WHAT TO PRODUCE:
Without the pictures, repeat the listing character for character.

GIVEN DATA:
☆ ☆ ☆

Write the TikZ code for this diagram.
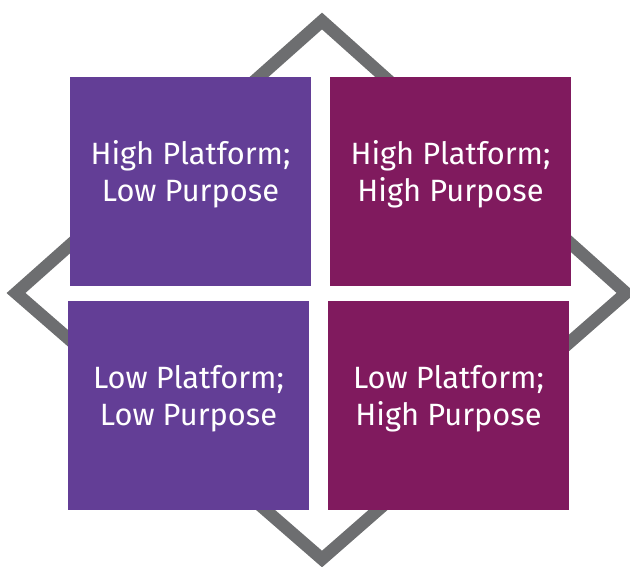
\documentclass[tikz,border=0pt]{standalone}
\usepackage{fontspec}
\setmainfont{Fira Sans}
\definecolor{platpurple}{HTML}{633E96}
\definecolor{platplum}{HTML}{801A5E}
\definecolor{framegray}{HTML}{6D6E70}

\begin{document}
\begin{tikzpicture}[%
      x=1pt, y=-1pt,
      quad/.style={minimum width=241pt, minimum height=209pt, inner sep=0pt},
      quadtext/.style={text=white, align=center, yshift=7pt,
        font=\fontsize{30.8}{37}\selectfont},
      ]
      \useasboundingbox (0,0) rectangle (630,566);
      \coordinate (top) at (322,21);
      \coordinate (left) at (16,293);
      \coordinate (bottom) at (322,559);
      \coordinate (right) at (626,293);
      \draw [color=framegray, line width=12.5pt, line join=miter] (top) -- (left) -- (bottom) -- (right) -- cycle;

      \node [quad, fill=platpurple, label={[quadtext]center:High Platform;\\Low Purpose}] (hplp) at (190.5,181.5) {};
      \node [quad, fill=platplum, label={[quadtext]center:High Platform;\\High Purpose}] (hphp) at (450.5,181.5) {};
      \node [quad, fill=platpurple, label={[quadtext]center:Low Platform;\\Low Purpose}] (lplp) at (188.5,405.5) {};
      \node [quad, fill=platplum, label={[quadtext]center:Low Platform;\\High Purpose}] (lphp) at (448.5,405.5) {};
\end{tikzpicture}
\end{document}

☆ ☆ ☆

TASK RESPONSE:
Write the TikZ code for this diagram.
\documentclass[tikz,border=0pt]{standalone}
\usepackage{fontspec}
\setmainfont{Fira Sans}
\definecolor{platpurple}{HTML}{633E96}
\definecolor{platplum}{HTML}{801A5E}
\definecolor{framegray}{HTML}{6D6E70}

\begin{document}
\begin{tikzpicture}[%
      x=1pt, y=-1pt,
      quad/.style={minimum width=241pt, minimum height=209pt, inner sep=0pt},
      quadtext/.style={text=white, align=center, yshift=7pt,
        font=\fontsize{30.8}{37}\selectfont},
      ]
      \useasboundingbox (0,0) rectangle (630,566);
      \coordinate (top) at (322,21);
      \coordinate (left) at (16,293);
      \coordinate (bottom) at (322,559);
      \coordinate (right) at (626,293);
      \draw [color=framegray, line width=12.5pt, line join=miter] (top) -- (left) -- (bottom) -- (right) -- cycle;

      \node [quad, fill=platpurple, label={[quadtext]center:High Platform;\\Low Purpose}] (hplp) at (190.5,181.5) {};
      \node [quad, fill=platplum, label={[quadtext]center:High Platform;\\High Purpose}] (hphp) at (450.5,181.5) {};
      \node [quad, fill=platpurple, label={[quadtext]center:Low Platform;\\Low Purpose}] (lplp) at (188.5,405.5) {};
      \node [quad, fill=platplum, label={[quadtext]center:Low Platform;\\High Purpose}] (lphp) at (448.5,405.5) {};
\end{tikzpicture}
\end{document}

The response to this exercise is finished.